## Exercise aim
Return the lines that follow, exactly as they appear, from the first through the one containing "0.0805, 0.0232, 0.0095];"; no pictures are to be included.

## Information provided
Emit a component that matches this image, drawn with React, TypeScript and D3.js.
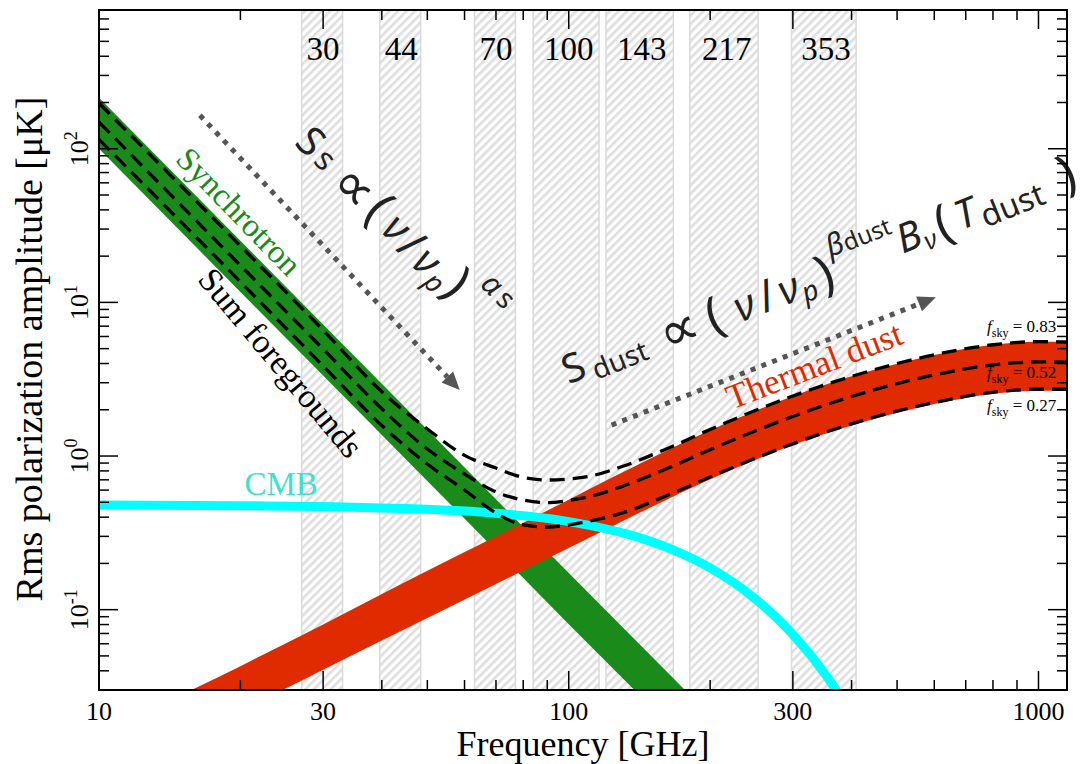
import React from "react";
import * as d3 from "d3";

// ---------------- data ----------------
const bandNames = ["30", "44", "70", "100", "143", "217", "353"];
const bandCenters = [30, 44, 70, 100, 143, 217, 353];
const bandLow = [27, 39.6, 63, 84, 120, 181, 298];
const bandHigh = [33, 48.4, 77, 116, 167, 253, 409];

const syncFreq = [10, 20, 30, 50, 70, 100, 150, 200];
const syncHigh = [215, 25.2, 7.18, 1.48, 0.523, 0.173, 0.0498, 0.0205];
const syncLow = [100, 11.7, 3.34, 0.689, 0.243, 0.0805, 0.0232, 0.0095];

const dustFreq = [10, 15, 20, 30, 50, 70, 100, 150, 200, 300, 400, 500, 600, 800, 1000, 1150];
const dustHigh = [0.0147, 0.0279, 0.0429, 0.0802, 0.179, 0.299, 0.52, 0.97, 1.47, 2.45, 3.3, 3.98, 4.55, 5.3, 5.55, 5.52];
const dustLow = [0.00745, 0.014, 0.0218, 0.0407, 0.0883, 0.147, 0.252, 0.466, 0.706, 1.18, 1.58, 1.91, 2.18, 2.54, 2.66, 2.65];

const cmbFreq = [10, 20, 30, 44, 50, 70, 100, 143, 172, 200, 250, 300, 353, 400];
const cmbRms = [0.48, 0.475, 0.469, 0.456, 0.45, 0.424, 0.374, 0.291, 0.235, 0.187, 0.117, 0.069, 0.0374, 0.0209];

const sumFreq = [10, 20, 30, 40, 50, 60, 70, 80, 90, 100, 110, 130, 160, 200, 300, 400, 600, 800, 1000, 1150];
const sum083 = [198, 23.3, 6.6, 2.62, 1.5, 1.01, 0.835, 0.725, 0.698, 0.708, 0.735, 0.855, 1.1, 1.49, 2.46, 3.3, 4.56, 5.3, 5.55, 5.52];
const sum052 = [149, 17.4, 4.97, 2.03, 1.11, 0.764, 0.583, 0.517, 0.497, 0.513, 0.542, 0.634, 0.817, 1.1, 1.81, 2.44, 3.37, 3.92, 4.1, 4.08];
const sum027 = [115, 13.6, 3.86, 1.58, 0.887, 0.601, 0.426, 0.356, 0.345, 0.356, 0.376, 0.426, 0.545, 0.73, 1.2, 1.62, 2.23, 2.6, 2.72, 2.72];
const fskyValues = ["0.83", "0.52", "0.27"];

const xMajorTicks = [10, 30, 100, 300, 1000];
const xTickLabels = ["10", "30", "100", "300", "1000"];
const xMinorTicks = [20, 40, 50, 60, 70, 80, 90, 200, 400, 500, 600, 700, 800, 900];
const yMajorTicks = [0.1, 1, 10, 100];
const yTickExponents = ["-1", "0", "1", "2"];
const yMinorTicks = [
  0.04, 0.05, 0.06, 0.07, 0.08, 0.09,
  0.2, 0.3, 0.4, 0.5, 0.6, 0.7, 0.8, 0.9,
  2, 3, 4, 5, 6, 7, 8, 9,
  20, 30, 40, 50, 60, 70, 80, 90,
  200, 300, 400, 500, 600, 700, 800,
];

const SERIF = "'Liberation Serif', 'Times New Roman', Times, serif";
const SANS = "'Noto Sans', 'DejaVu Sans', sans-serif";
const SYM = "'DejaVu Sans', sans-serif";

const W = 1087;
const H = 764;
const PL = 99, PR = 1067, PT = 10, PB = 690;

type Piece = [string, number, number, number, boolean?, string?];

export default function App() {
  const x = d3.scaleLog().domain([10, 1150]).range([PL, PR]);
  const y = d3.scaleLog().domain([0.03, 800]).range([PB, PT]);

  const area = (f: number[], lo: number[], hi: number[], curve: any) =>
    d3
      .area<number>()
      .x((i) => x(f[i]))
      .y0((i) => y(lo[i]))
      .y1((i) => y(hi[i]))
      .curve(curve)(d3.range(f.length)) as string;

  const line = (f: number[], v: number[]) =>
    d3
      .line<number>()
      .x((i) => x(f[i]))
      .y((i) => y(v[i]))
      .curve(d3.curveMonotoneX)(d3.range(f.length)) as string;

  const syncPath = area(syncFreq, syncLow, syncHigh, d3.curveLinear);
  const dustPath = area(dustFreq, dustLow, dustHigh, d3.curveMonotoneX);
  const cmbPath = line(cmbFreq, cmbRms);
  const sums = [sum083, sum052, sum027].map((s) => line(sumFreq, s));

  // arrows in data coordinates
  const arrows = [
    { from: [16.4, 165], to: [58.6, 2.69] },
    { from: [123.4, 1.59], to: [604.5, 10.8] },
  ];

  const arrowEls = arrows.map((a, k) => {
    const x0 = x(a.from[0]), y0 = y(a.from[1]);
    const x1 = x(a.to[0]), y1 = y(a.to[1]);
    const dx = x1 - x0, dy = y1 - y0;
    const L = Math.hypot(dx, dy);
    const ux = dx / L, uy = dy / L;
    const hl = 18, hw = 8;
    const bx = x1 - ux * hl, by = y1 - uy * hl;
    const head = `M${x1},${y1}L${bx - uy * hw},${by + ux * hw}L${bx + uy * hw},${by - ux * hw}Z`;
    return (
      <g key={k}>
        <line x1={x0} y1={y0} x2={bx} y2={by} stroke="#555" strokeWidth={5} strokeDasharray="5 6.5" />
        <path d={head} fill="#555" />
      </g>
    );
  });

  const tf = (f: number, v: number, ang: number) => `translate(${x(f)},${y(v)}) rotate(${ang})`;

  // formula pieces: [text, along, down, size, italic, font]
  const formula1: Piece[] = [
    ["S", 0, 0, 40],
    ["s", 23, 3, 32],
    ["∝", 63, 3, 56, false, SYM],
    ["(", 96, 0, 50],
    ["ν", 122, 2, 42, true],
    ["/", 144, 4, 44],
    ["ν", 167, 5, 42, true],
    ["p", 187, 16, 28, true],
    [")", 204, 0, 50],
    ["α", 230, -23, 30, true],
    ["s", 250, -22, 28],
  ];
  const formula2: Piece[] = [
    ["S", 0, 0, 40],
    ["dust", 46, 11, 28],
    ["∝", 112, 5, 56, false, SYM],
    ["(", 150, 4, 50],
    ["ν", 182, 6, 42, true],
    ["/", 206, 6, 44],
    ["ν", 229, 7, 42, true],
    ["p", 248, 18, 28, true],
    [")", 268, 6, 50],
    ["β", 288, -16, 30, true],
    ["dust", 322, -13, 24],
    ["B", 360, 4, 40, true],
    ["ν", 379, 16, 26, true],
    ["(", 397, 4, 50],
    ["T", 421, 4, 40, true],
    ["dust", 468, 14, 32],
    [")", 530, 4, 50],
  ];

  const renderFormula = (pieces: Piece[], f: number, v: number, ang: number) => (
    <g transform={tf(f, v, ang)} fontFamily={SANS} fill="#222">
      {pieces.map((p, i) => (
        <text
          key={i}
          x={p[1]}
          y={p[2]}
          fontSize={p[3]}
          fontStyle={p[4] ? "italic" : "normal"}
          fontFamily={p[5] || SANS}
          textAnchor="middle"
          dominantBaseline="central"
        >
          {p[0]}
        </text>
      ))}
    </g>
  );

  return (
    <svg width={W} height={H} style={{ position: "absolute", left: 0, top: 0, background: "#fff" }}>
      <defs>
        <pattern id="hatch" patternUnits="userSpaceOnUse" width={6} height={6} patternTransform="rotate(45)">
          <rect width={6} height={6} fill="#fff" />
          <rect x={0} y={0} width={2.6} height={6} fill="#dedede" />
        </pattern>
        <clipPath id="plot">
          <rect x={PL} y={PT} width={PR - PL} height={PB - PT} />
        </clipPath>
      </defs>
      <rect width={W} height={H} fill="#fff" />

      <g clipPath="url(#plot)">
        {bandNames.map((b, i) => (
          <rect
            key={b}
            x={x(bandLow[i])}
            y={PT}
            width={x(bandHigh[i]) - x(bandLow[i])}
            height={PB - PT}
            fill="url(#hatch)"
            stroke="#dadada"
            strokeWidth={1.5}
          />
        ))}
        <path d={syncPath} fill="#1a8a1a" />
        <path d={dustPath} fill="#e02a00" />
        <path d={cmbPath} fill="none" stroke="#00ffff" strokeWidth={9} />
        {sums.map((d, i) => (
          <path key={i} d={d} fill="none" stroke="#000" strokeWidth={3.3} strokeDasharray="15 8" />
        ))}
      </g>

      {bandNames.map((b, i) => (
        <text key={b} x={x(bandCenters[i])} y={y(377)} fontFamily={SERIF} fontSize={33} textAnchor="middle" fill="#000">
          {b}
        </text>
      ))}

      {arrowEls}

      {renderFormula(formula1, 28.4, 113.7, 44)}
      {renderFormula(formula2, 102, 3.85, -22)}

      <text transform={tf(19.1, 34.8, 46)} fontFamily={SERIF} fontSize={33} fill="#1a8a1a" textAnchor="middle">
        Synchrotron
      </text>
      <text transform={tf(23.35, 3.63, 50)} fontFamily={SERIF} fontSize={34} fill="#000" textAnchor="middle">
        Sum foregrounds
      </text>
      <text transform={tf(20.4, 0.557, 0)} fontFamily={SERIF} fontSize={33} fill="#40e0d0">
        CMB
      </text>
      <text transform={tf(340, 3.3, -21)} fontFamily={SERIF} fontSize={35} fill="#e02a00" textAnchor="middle">
        Thermal dust
      </text>

      {fskyValues.map((v, i) => (
        <text key={v} x={x(1091)} y={y([6.41, 3.22, 1.96][i])} fontFamily={SERIF} fontSize={17} textAnchor="end" fill="#000">
          <tspan fontStyle="italic">f</tspan>
          <tspan dy={5} fontSize={12}>sky</tspan>
          <tspan dy={-5}>{` = ${v}`}</tspan>
        </text>
      ))}

      <g stroke="#000" strokeWidth={1.5}>
        {xMajorTicks.map((t) => (
          <g key={"xM" + t}>
            <line x1={x(t)} x2={x(t)} y1={PB} y2={PB - 19} />
            <line x1={x(t)} x2={x(t)} y1={PT} y2={PT + 19} />
          </g>
        ))}
        {xMinorTicks.map((t) => (
          <g key={"xm" + t}>
            <line x1={x(t)} x2={x(t)} y1={PB} y2={PB - 10} />
            <line x1={x(t)} x2={x(t)} y1={PT} y2={PT + 10} />
          </g>
        ))}
        {yMajorTicks.map((t) => (
          <g key={"yM" + t}>
            <line x1={PL} x2={PL + 19} y1={y(t)} y2={y(t)} />
            <line x1={PR} x2={PR - 19} y1={y(t)} y2={y(t)} />
          </g>
        ))}
        {yMinorTicks.map((t) => (
          <g key={"ym" + t}>
            <line x1={PL} x2={PL + 10} y1={y(t)} y2={y(t)} />
            <line x1={PR} x2={PR - 10} y1={y(t)} y2={y(t)} />
          </g>
        ))}
      </g>
      <rect x={PL} y={PT} width={PR - PL} height={PB - PT} fill="none" stroke="#000" strokeWidth={2} />

      {xMajorTicks.map((t, i) => (
        <text key={"xl" + t} x={x(t)} y={720} fontFamily={SERIF} fontSize={26} textAnchor="middle" fill="#000">
          {xTickLabels[i]}
        </text>
      ))}
      {yMajorTicks.map((t, i) => (
        <text
          key={"yl" + t}
          transform={`translate(88,${y(t)}) rotate(-90)`}
          fontFamily={SERIF}
          fontSize={26}
          textAnchor="middle"
          fill="#000"
        >
          10
          <tspan dy={-11} fontSize={18}>
            {yTickExponents[i]}
          </tspan>
        </text>
      ))}

      <text x={(PL + PR) / 2} y={756} fontFamily={SERIF} fontSize={36} textAnchor="middle" fill="#000">
        Frequency [GHz]
      </text>
      <text transform={`translate(42,349) rotate(-90)`} fontFamily={SERIF} fontSize={38} textAnchor="middle" fill="#000">
        Rms polarization amplitude [μK]
      </text>
    </svg>
  );
}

## Answer to this exercise
Emit a component that matches this image, drawn with React, TypeScript and D3.js.
import React from "react";
import * as d3 from "d3";

// ---------------- data ----------------
const bandNames = ["30", "44", "70", "100", "143", "217", "353"];
const bandCenters = [30, 44, 70, 100, 143, 217, 353];
const bandLow = [27, 39.6, 63, 84, 120, 181, 298];
const bandHigh = [33, 48.4, 77, 116, 167, 253, 409];

const syncFreq = [10, 20, 30, 50, 70, 100, 150, 200];
const syncHigh = [215, 25.2, 7.18, 1.48, 0.523, 0.173, 0.0498, 0.0205];
const syncLow = [100, 11.7, 3.34, 0.689, 0.243, 0.0805, 0.0232, 0.0095];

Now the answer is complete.